Moreover, the US consistently provides in excess of $90 million in extra-budgetary contributions every year. In other words, almost half of the IAEA’s budget flows from Stateside, suggesting MOSAIC was created wholly on Washington’s dime.

The timing of its rollout – two months prior to the Obama administration’s nuclear deal being agreed – could further indicate it was explicitly funded with Iran in mind. As then-IAEA director general Yukiya Amano revealed in March 2018, the association’s penetration of Tehran was unprecedented.

At a press conference, Amano referred to the IAEA’s nuclear “verification regime” in Iran as “the world’s most robust.” The organization’s inspectors spent “3,000 calendar days per year on the ground” in the country, capturing “hundreds of thousands of images captured daily by our sophisticated surveillance cameras,” which was “about half of the total number of such images that we collect throughout the world.”

In all, “over one million pieces of open source information” were collected by the IAEA monthly.

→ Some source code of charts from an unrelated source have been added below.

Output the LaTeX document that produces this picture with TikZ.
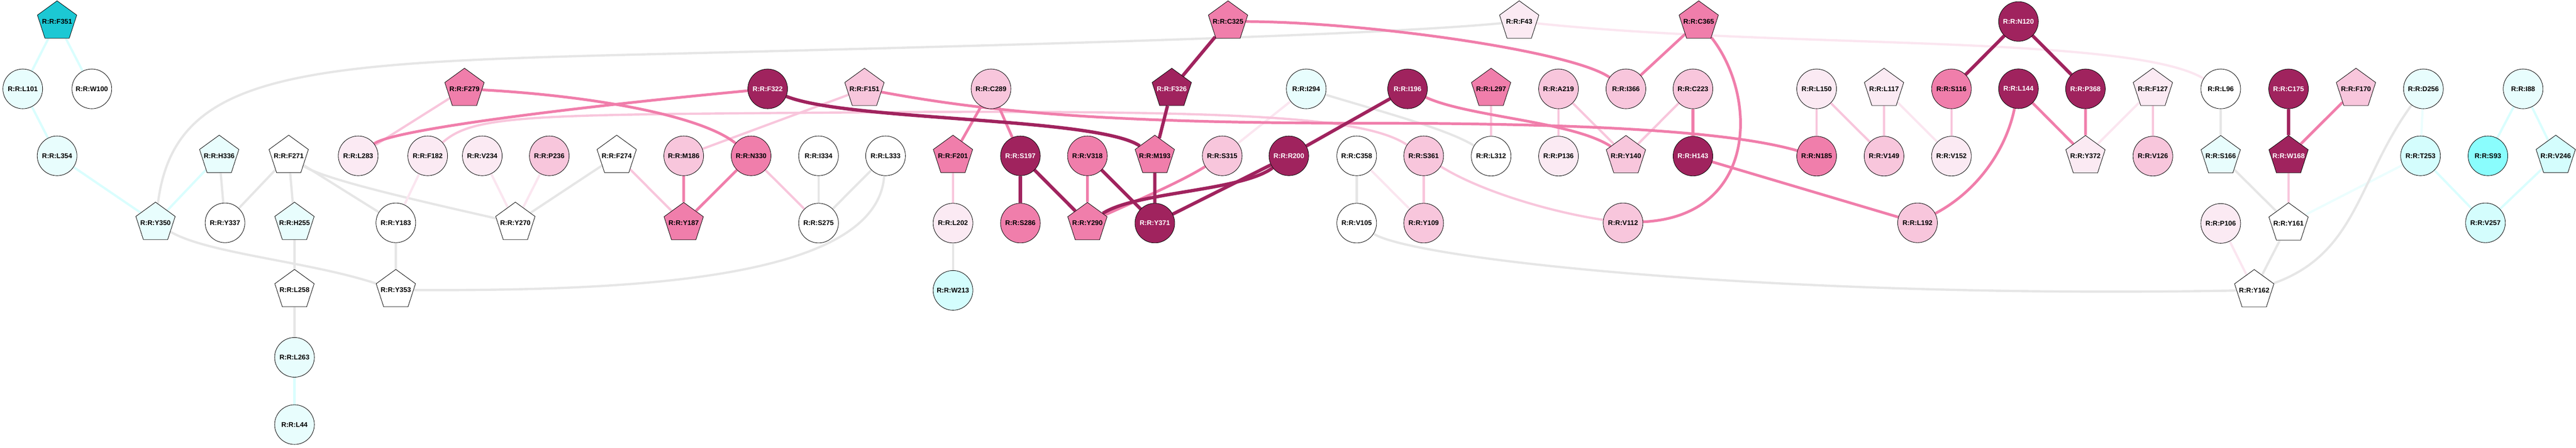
\documentclass[tikz,border=0pt]{standalone}
\usepackage{fontspec}
\setmainfont{Liberation Sans}
\usetikzlibrary{positioning,shapes.geometric,backgrounds}

\definecolor{cyfullc}{HTML}{1CC8D4}
\definecolor{cymdc}{HTML}{8AFDFD}
\definecolor{cyltc}{HTML}{D4FDFD}
\definecolor{cyvlc}{HTML}{E8FDFD}
\definecolor{pkvlc}{HTML}{FBEAF3}
\definecolor{pkltc}{HTML}{F8C6DC}
\definecolor{pkmdc}{HTML}{F07EAB}
\definecolor{pkdkc}{HTML}{A0235E}
\definecolor{edgegray}{HTML}{E6E6E6}
\definecolor{edgecyan}{HTML}{DAFEFE}
\definecolor{edgecyanvl}{HTML}{ECFEFE}
\definecolor{edgepinkvl}{HTML}{FBE6F0}

\tikzset{
  res/.style={circle, draw=black, line width=0.6pt, minimum size=19.2mm, inner sep=0pt,
    font=\fontsize{9.4}{11}\selectfont\bfseries, fill=white},
  pent/.style={res, regular polygon, regular polygon sides=5, inner xsep=-4mm, minimum size=20mm},
  wht/.style={fill=white},
  cyvl/.style={fill=cyvlc},
  cylt/.style={fill=cyltc},
  cymd/.style={fill=cymdc},
  cyfull/.style={fill=cyfullc},
  pkvl/.style={fill=pkvlc},
  pklt/.style={fill=pkltc},
  pkmd/.style={fill=pkmdc},
  pkdk/.style={fill=pkdkc, text=white},
  eg/.style={draw=edgegray, line width=1.1mm},
  ec/.style={draw=edgecyan, line width=1.1mm},
  ecv/.style={draw=edgecyanvl, line width=1.1mm},
  epv/.style={draw=edgepinkvl, line width=1.1mm},
  epl/.style={draw=pkltc, line width=1.1mm},
  epm/.style={draw=pkmdc, line width=1.3mm},
  epd/.style={draw=pkdkc, line width=1.6mm}
}

\begin{document}
\begin{tikzpicture}[x=0.2mm, y=0.2mm, node distance=32.54mm]
      \useasboundingbox (0,0) rectangle (6228,1083);

      \node[pent, cyfull] (f351) at (138,1031) {R:R:F351};
      \node[pent, pkmd] (c325) at (2969,1031) {R:R:C325};
      \node[pent, pkvl] (f43) at (3673,1031) {R:R:F43};
      \node[pent, pkmd] (c365) at (4107,1031) {R:R:C365};
      \node[res, pkdk] (n120) at (4880,1031) {R:R:N120};

      \node[res, cyvl] (l101) at (55,868) {R:R:L101};
      \node[res, wht] (w100) at (222,868) {R:R:W100};
      \node[pent, pkmd] (f279) at (1123,868) {R:R:F279};
      \node[res, pkdk] (f322) at (1856,868) {R:R:F322};
      \node[pent, pklt] (f151) at (2090,868) {R:R:F151};
      \node[res, pklt] (c289) at (2396,868) {R:R:C289};
      \node[pent, pkdk] (f326) at (2833,868) {R:R:F326};
      \node[res, cyvl] (i294) at (3158,868) {R:R:I294};
      \node[res, pkdk] (i196) at (3403,868) {R:R:I196};
      \node[pent, pkmd] (l297) at (3605,868) {R:R:L297};
      \node[res, pklt] (a219) at (3768,868) {R:R:A219};
      \node[res, pklt] (i366) at (3931,868) {R:R:I366};
      \node[res, pklt] (c223) at (4093,868) {R:R:C223};
      \node[res, pkvl] (l150) at (4392,868) {R:R:L150};
      \node[pent, pkvl] (l117) at (4555,868) {R:R:L117};
      \node[res, pkmd] (s116) at (4718,868) {R:R:S116};
      \node[res, pkdk, below of=n120] (l144) {R:R:L144};
      \node[res, pkdk] (p368) at (5042,868) {R:R:P368};
      \node[pent, pkvl] (f127) at (5205,868) {R:R:F127};
      \node[res, wht] (l96) at (5369,868) {R:R:L96};
      \node[res, pkdk] (c175) at (5533,868) {R:R:C175};
      \node[pent, pklt] (f170) at (5696,868) {R:R:F170};
      \node[res, cyvl] (d256) at (5859,868) {R:R:D256};
      \node[res, cyvl] (i88) at (6100,868) {R:R:I88};

      \node[res, cyvl] (l354) at (138,706) {R:R:L354};
      \node[pent, cyvl] (h336) at (530,706) {R:R:H336};
      \node[pent, wht] (f271) at (698,706) {R:R:F271};
      \node[res, pkvl] (l283) at (866,706) {R:R:L283};
      \node[res, pkvl] (f182) at (1034,706) {R:R:F182};
      \node[res, pkvl] (v234) at (1166,706) {R:R:V234};
      \node[res, pklt] (p236) at (1328,706) {R:R:P236};
      \node[pent, wht] (f274) at (1491,706) {R:R:F274};
      \node[res, pklt] (m186) at (1653,706) {R:R:M186};
      \node[res, pkmd] (n330) at (1816,706) {R:R:N330};
      \node[res, wht] (i334) at (1979,706) {R:R:I334};
      \node[res, wht] (l333) at (2141,706) {R:R:L333};
      \node[pent, pkmd] (f201) at (2304,706) {R:R:F201};
      \node[res, pkdk] (s197) at (2467,706) {R:R:S197};
      \node[res, pkmd] (v318) at (2629,706) {R:R:V318};
      \node[pent, pkmd] (m193) at (2792,706) {R:R:M193};
      \node[res, pklt] (s315) at (2955,706) {R:R:S315};
      \node[res, pkdk] (r200) at (3116,706) {R:R:R200};
      \node[res, wht] (c358) at (3280,706) {R:R:C358};
      \node[res, pklt] (s361) at (3442,706) {R:R:S361};
      \node[res, wht, below of=l297] (l312) {R:R:L312};
      \node[res, pkvl, below of=a219] (p136) {R:R:P136};
      \node[pent, pklt, below of=i366] (y140) {R:R:Y140};
      \node[res, pkdk, below of=c223] (h143) {R:R:H143};
      \node[res, pkmd, below of=l150] (n185) {R:R:N185};
      \node[res, pklt, below of=l117] (v149) {R:R:V149};
      \node[res, pkvl, below of=s116] (v152) {R:R:V152};
      \node[pent, pkvl, below of=p368] (y372) {R:R:Y372};
      \node[res, pklt, below of=f127] (v126) {R:R:V126};
      \node[pent, cyvl, below of=l96] (s166) {R:R:S166};
      \node[pent, pkdk, below of=c175] (w168) {R:R:W168};
      \node[res, cylt] (t253) at (5852,706) {R:R:T253};
      \node[res, cymd] (s93) at (6015,706) {R:R:S93};
      \node[pent, cylt] (v246) at (6179,706) {R:R:V246};

      \node[pent, cyvl] (y350) at (376,544) {R:R:Y350};
      \node[res, wht] (y337) at (544,544) {R:R:Y337};
      \node[pent, cyvl] (h255) at (712,544) {R:R:H255};
      \node[res, wht] (y183) at (957,544) {R:R:Y183};
      \node[pent, wht] (y270) at (1246,544) {R:R:Y270};
      \node[pent, pkmd, below of=m186] (y187) {R:R:Y187};
      \node[res, wht, below of=i334] (s275) {R:R:S275};
      \node[res, pkvl, below of=f201] (l202) {R:R:L202};
      \node[res, pkmd, below of=s197] (s286) {R:R:S286};
      \node[pent, pkmd, below of=v318] (y290) {R:R:Y290};
      \node[res, pkdk, below of=m193] (y371) {R:R:Y371};
      \node[res, wht, below of=c358] (v105) {R:R:V105};
      \node[res, pklt, below of=s361] (y109) {R:R:Y109};
      \node[res, pklt] (v112) at (3924,544) {R:R:V112};
      \node[res, pklt] (l192) at (4636,544) {R:R:L192};
      \node[res, pkvl, below of=s166] (p106) {R:R:P106};
      \node[pent, wht, below of=w168] (y161) {R:R:Y161};
      \node[res, cylt] (v257) at (6009,544) {R:R:V257};

      \node[pent, wht, below of=h255] (l258) {R:R:L258};
      \node[pent, wht, below of=y183] (y353) {R:R:Y353};
      \node[res, cylt, below of=l202] (w213) {R:R:W213};
      \node[pent, wht] (y162) at (5450,381) {R:R:Y162};
      \node[res, cyvl, below of=l258] (l263) {R:R:L263};
      \node[res, cyvl, below of=l263] (l44) {R:R:L44};

      \begin{scope}[on background layer]
      \draw[ec] (f351)--(l101);
      \draw[ec] (f351)--(w100);
      \draw[ec] (l101)--(l354);
      \draw[ec] (l354)--(y350);
      \draw[ec] (h336)--(y350);
      \draw[ec] (l263)--(l44);
      \draw[ec] (i88)--(s93);
      \draw[ec] (i88)--(v246);
      \draw[ec] (t253)--(v257);
      \draw[ec] (v246)--(v257);
      \draw[ecv] (d256)--(t253);
      \draw[ecv] (t253)--(y161);

      \draw[eg] (h336)--(y337);
      \draw[eg] (f271)--(y337);
      \draw[eg] (f271)--(h255);
      \draw[eg] (f271)--(y183);
      \draw[eg] (h255)--(l258);
      \draw[eg] (l258)--(l263);
      \draw[eg] (y183)--(y353);
      \draw[eg] (f274)--(y270);
      \draw[eg] (i334)--(s275);
      \draw[eg] (l333)--(s275);
      \draw[eg] (l202)--(w213);
      \draw[eg] (c358)--(v105);
      \draw[eg] (l96)--(s166);
      \draw[eg] (s166)--(y161);
      \draw[eg] (y161)--(y162);
      \draw[eg] (f271) .. controls (780,650) and (1000,600) .. (y270);
      \draw[eg] (y350) .. controls (500,470) and (750,450) .. (y353);
      \draw[eg] (y350) .. controls (420,900) and (700,930) .. (1500,950)
                       .. controls (2300,970) and (3300,995) .. (f43);
      \draw[eg] (y353) .. controls (1500,380) and (2120,400) .. (l333);
      \draw[eg] (i294) .. controls (3350,810) and (3500,770) .. (l312);
      \draw[eg] (v105) .. controls (3420,455) and (4300,360) .. (y162);
      \draw[eg] (d256) .. controls (5700,650) and (5700,470) .. (y162);

      \draw[epv] (f182)--(y183);
      \draw[epv] (v234)--(y270);
      \draw[epv] (p236)--(y270);
      \draw[epv] (i294)--(s315);
      \draw[epv] (c358)--(y109);
      \draw[epv] (l117)--(v152);
      \draw[epv] (f127)--(y372);
      \draw[epv] (p106)--(y162);
      \draw[epv] (f43) .. controls (4300,965) and (5150,1000) .. (l96);

      \draw[epl] (l283)--(f279);
      \draw[epl] (m186)--(f151);
      \draw[epl] (f274)--(y187);
      \draw[epl] (n330)--(s275);
      \draw[epl] (f201)--(l202);
      \draw[epl] (l297)--(l312);
      \draw[epl] (a219)--(p136);
      \draw[epl] (a219)--(y140);
      \draw[epl] (c223)--(y140);
      \draw[epl] (s361)--(y109);
      \draw[epl] (l150)--(n185);
      \draw[epl] (l150)--(v149);
      \draw[epl] (l117)--(v149);
      \draw[epl] (s116)--(v152);
      \draw[epl] (f127)--(v126);
      \draw[epl] (w168)--(y161);
      \draw[epl] (f182) .. controls (1150,810) and (1300,805) .. (2200,812)
                        .. controls (3000,815) and (3300,800) .. (s361);
      \draw[epl] (s361) .. controls (3580,620) and (3750,570) .. (v112);

      \draw[epm] (c289)--(f201);
      \draw[epm] (c289)--(s197);
      \draw[epm] (v318)--(y290);
      \draw[epm] (m186)--(y187);
      \draw[epm] (n330)--(y187);
      \draw[epm] (c365)--(i366);
      \draw[epm] (c223)--(h143);
      \draw[epm] (h143)--(l192);
      \draw[epm] (l144)--(y372);
      \draw[epm] (p368)--(y372);
      \draw[epm] (f170)--(w168);
      \draw[epm] (l283) .. controls (950,770) and (1400,825) .. (f322);
      \draw[epm] (f279) .. controls (1450,850) and (1700,800) .. (n330);
      \draw[epm] (c325) .. controls (3300,1030) and (3800,960) .. (i366);
      \draw[epm] (c365) .. controls (4250,850) and (4250,560) .. (v112);
      \draw[epm] (f151) .. controls (2400,810) and (2700,785) .. (3300,785)
                        .. controls (3900,785) and (4200,760) .. (n185);
      \draw[epm] (i196) .. controls (3550,800) and (3800,790) .. (y140);
      \draw[epm] (s315) .. controls (2850,640) and (2730,590) .. (y290);
      \draw[epm] (l144) .. controls (4850,720) and (4780,620) .. (l192);

      \draw[epd] (c325)--(f326);
      \draw[epd] (f326)--(m193);
      \draw[epd] (s197)--(s286);
      \draw[epd] (s197)--(y290);
      \draw[epd] (v318)--(y371);
      \draw[epd] (m193)--(y371);
      \draw[epd] (r200)--(y371);
      \draw[epd] (i196)--(r200);
      \draw[epd] (n120)--(s116);
      \draw[epd] (n120)--(p368);
      \draw[epd] (c175)--(w168);
      \draw[epd] (f322) .. controls (2050,790) and (2650,800) .. (m193);
      \draw[epd] (r200) .. controls (3000,620) and (2750,620) .. (y290);
      \end{scope}
    \end{tikzpicture}
\end{document}
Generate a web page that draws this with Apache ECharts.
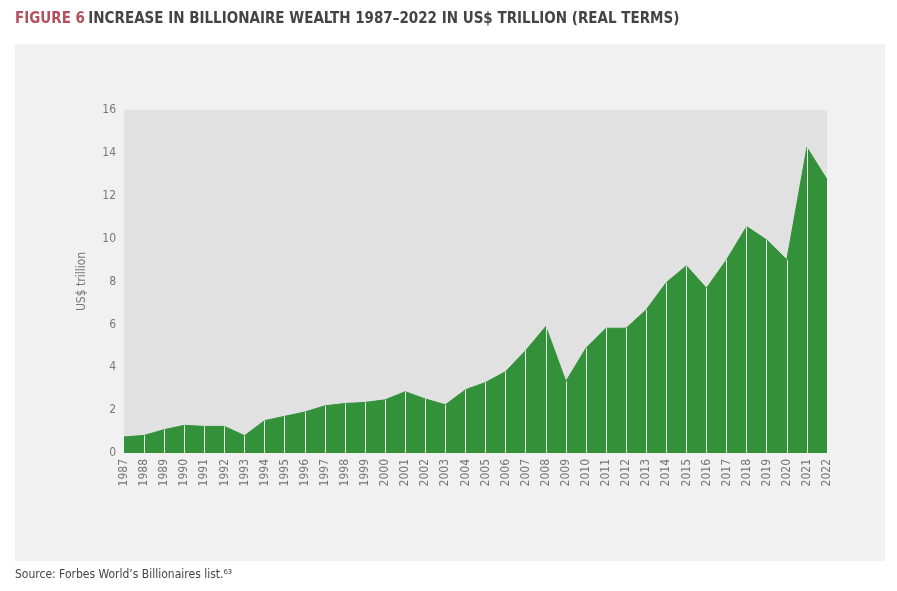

The IAEA’s fixation on Iran, coupled with suspicions that it provided the names of nuclear scientists – later assassinated by Israel – raises the question: Was the 2015 deal always an industrial-scale espionage operation designed to prepare for war?

A wave of assassinations of nuclear scientists and IRGC commanders in the early stages of Tel Aviv’s failed war on Iran appears to support that conclusion.

Iranian officials not only suspended cooperation with the IAEA and ordered the dismantlement of inspection cameras, but also rejected Grossi’s request to visit bombed nuclear sites. Foreign Minister Abbas Araghchi branded the IAEA chief’s insistence on visiting under the pretext of safeguards “meaningless and possibly even malign in intent.”

What is clear is that any state still cooperating with the IAEA must now reckon with the possibility that it is not being monitored – it is being mapped for war.